Real skill should be assessed by whether the student achieves the objective in different situations. It doesn’t matter that an officer nails all 29 steps of the “rear disarm.” What matters is three things: they don’t get shot, they take the gun, and they control the suspect. That outcome can unfold in many ways depending on the officer, the suspect, and the environment. The real question isn’t “Was it textbook?” but “Did it work safely, legally, and reliably under pressure?”
Another issue: each academy required cadets to learn over 100 defensive techniques. With the amount of time usually devoted to defensive tactics, each gets less than an hour of practice on average. If many of those techniques have 20 or more sub-steps, we’re asking trainees to memorize, retain, and instantly recall thousands of pieces of information. That’s too many plays in the playbook. It’s not realistic, and it risks clogging decision-making when things get spicy.

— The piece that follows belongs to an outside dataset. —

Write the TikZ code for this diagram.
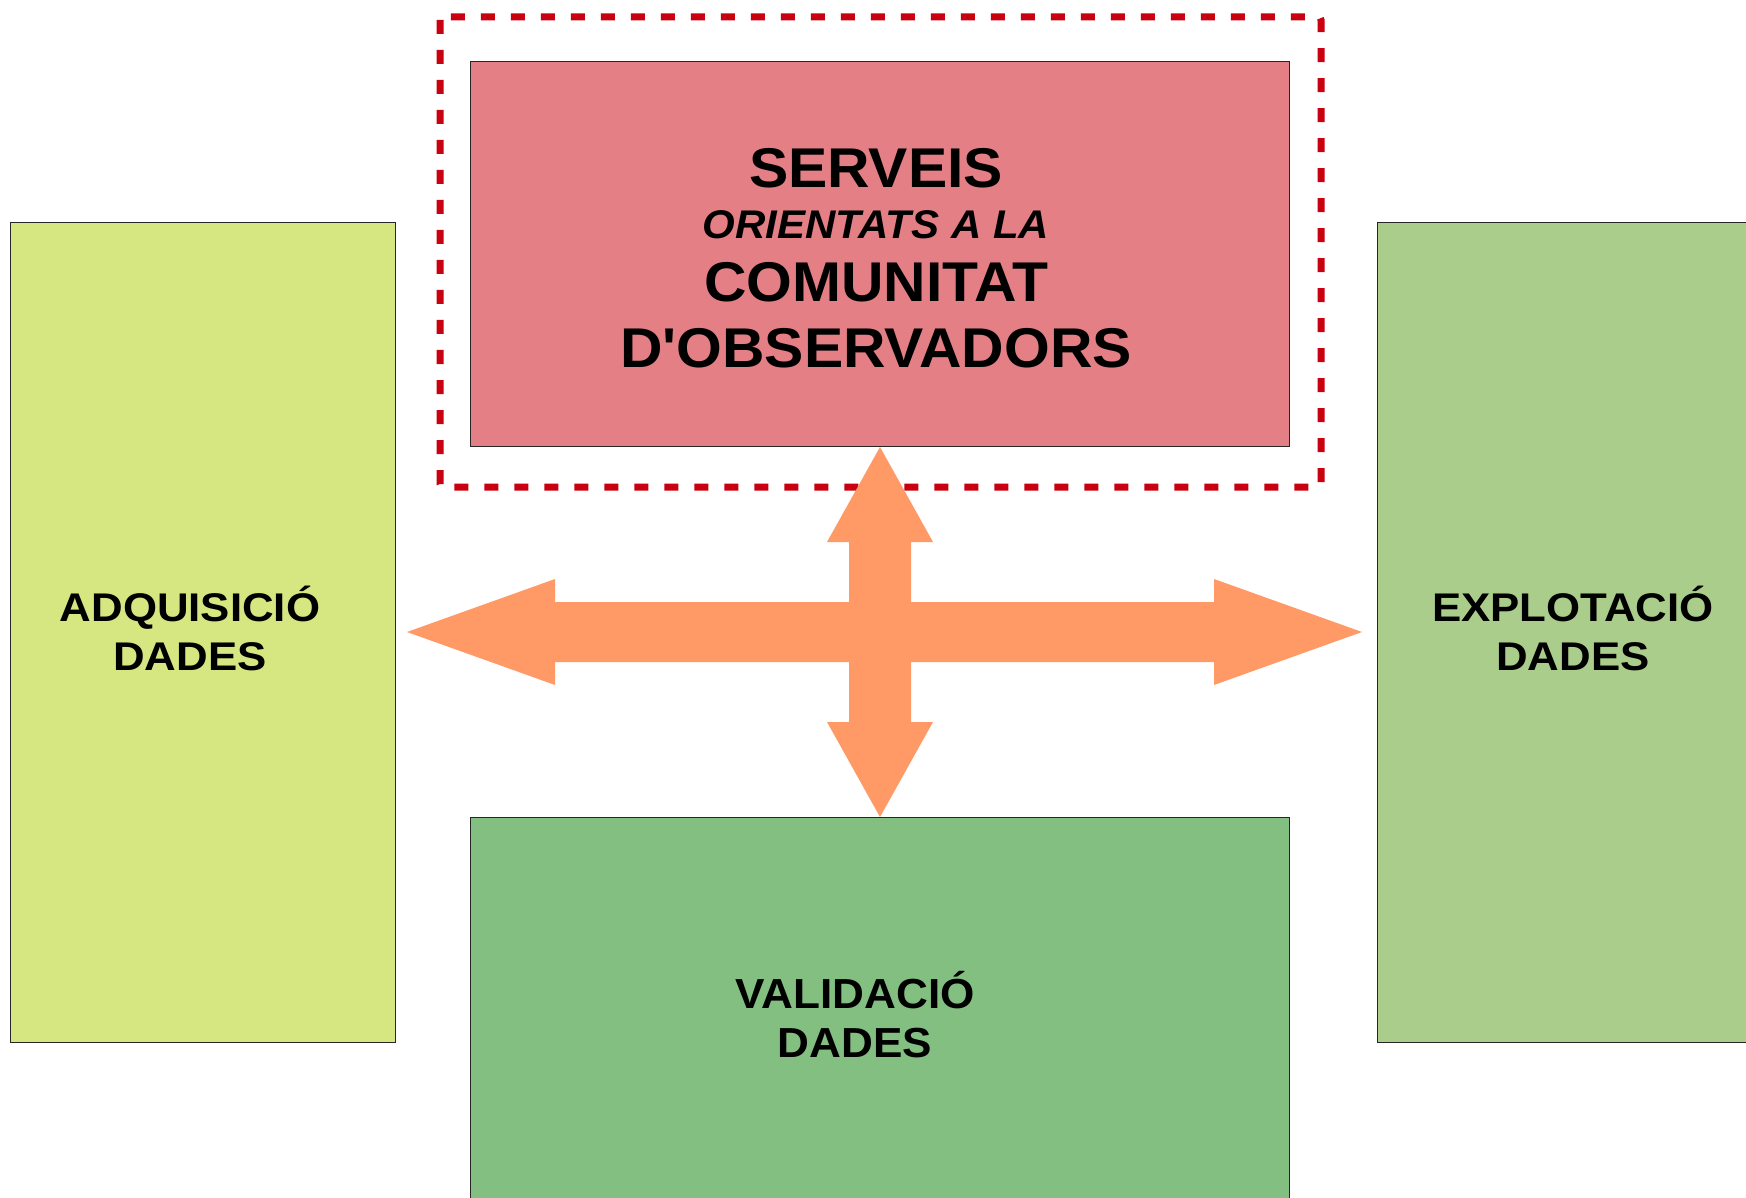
\documentclass[tikz,border=0pt]{standalone}
\usepackage{fontspec}
\newfontfamily\lsans[FakeStretch=1.05]{Liberation Sans}
\newfontfamily\lwide[FakeStretch=1.095]{Liberation Sans}
\definecolor{redbox}{HTML}{E37F85}
\definecolor{yellowbox}{HTML}{D6E680}
\definecolor{lightgreen}{HTML}{ABCD8B}
\definecolor{midgreen}{HTML}{82BF80}
\definecolor{arrowc}{HTML}{FF9A66}
\definecolor{dashred}{HTML}{C9000F}
\begin{document}
\begin{tikzpicture}[x=1pt,y=-1pt,
  box/.style={draw=black!85, line width=1.1pt, inner sep=0pt, anchor=north west},
  bigtxt/.style={anchor=base, inner sep=0pt, font=\lsans\bfseries\fontsize{56}{60}\selectfont},
  ittxt/.style={anchor=base, inner sep=0pt, font=\lsans\bfseries\itshape\fontsize{40}{44}\selectfont},
  sidetxt/.style={anchor=base, inner sep=0pt, font=\lwide\bfseries\fontsize{40}{44}\selectfont},
  bottxt/.style={anchor=base, inner sep=0pt, font=\lsans\bfseries\fontsize{42}{46}\selectfont}]
\useasboundingbox (0,0) rectangle (1746,1198);
\clip (0,0) rectangle (1746,1198);
\fill[white] (0,0) rectangle (1746,1198);
% boxes
\node[box, fill=redbox, minimum width=819pt, minimum height=385pt] (serveis) at (470,61) {};
\node[box, fill=yellowbox, minimum width=385pt, minimum height=820pt] (adq) at (10,222) {};
\node[box, fill=lightgreen, minimum width=420pt, minimum height=820pt] (expl) at (1377,222) {};
\node[box, fill=midgreen, minimum width=819pt, minimum height=440pt] (valid) at (470,817) {};
% dashed frame
\draw[dashred, line width=7pt, dash pattern=on 14pt off 16pt, rounded corners=3pt] (440,17) rectangle (1321,487);
% cross arrow
\fill[arrowc] (407,632) -- (555,579) -- (555,602) -- (849,602) -- (849,542) -- (827,542)
  -- (880,447) -- (933,542) -- (911,542) -- (911,602) -- (1214,602) -- (1214,579)
  -- (1362,632) -- (1214,685) -- (1214,662) -- (911,662) -- (911,722) -- (933,722)
  -- (880,817) -- (827,722) -- (849,722) -- (849,662) -- (555,662) -- (555,685) -- cycle;
% texts
\node[bigtxt] (t1) at (876,188) {SERVEIS};
\node[ittxt] (t2) at (876,239) {ORIENTATS A LA};
\node[bigtxt] (t3) at (876,302) {COMUNITAT};
\node[bigtxt] (t4) at (876,367) {D'OBSERVADORS};
\node[sidetxt] (a1) at (190,621) {ADQUISICIÓ};
\node[sidetxt] (a2) at (190,670) {DADES};
\node[sidetxt] (e1) at (1573,621) {EXPLOTACIÓ};
\node[sidetxt] (e2) at (1573,670) {DADES};
\node[bottxt] (v1) at (855,1008) {VALIDACIÓ};
\node[bottxt] (v2) at (855,1057) {DADES};
\end{tikzpicture}
\end{document}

In the end, this paper highlights the divide in how we think about skill. If your aim is to see whether cadets can memorize and reproduce steps, this is a solid method. But if your aim is to prepare officers for the chaos of the street, we need to move past steps and scripts. Skill isn’t about stacking 100 techniques—it’s about adapting to the moment and still achieving your goal. That kind of skill isn’t built by perfecting sub-steps. It’s built in scenarios, experienced from day , that force cadets to perceive, decide, and act under pressure. Good training should look messy at first—so that performance in the field doesn’t. Better to be sloppy in training than helpless in the field.



Awesome Article
I have found that participation in contact sports, wrestling and football provided me a set of skills to handle and control a suspect! To the ground for those that resist, for control and handcuffing. Rear neck choke hold works. Weapon retention, etc. The best tool was a 100 lb
German Shepard “ Baron” who literally made all small and large suspect to obey commands!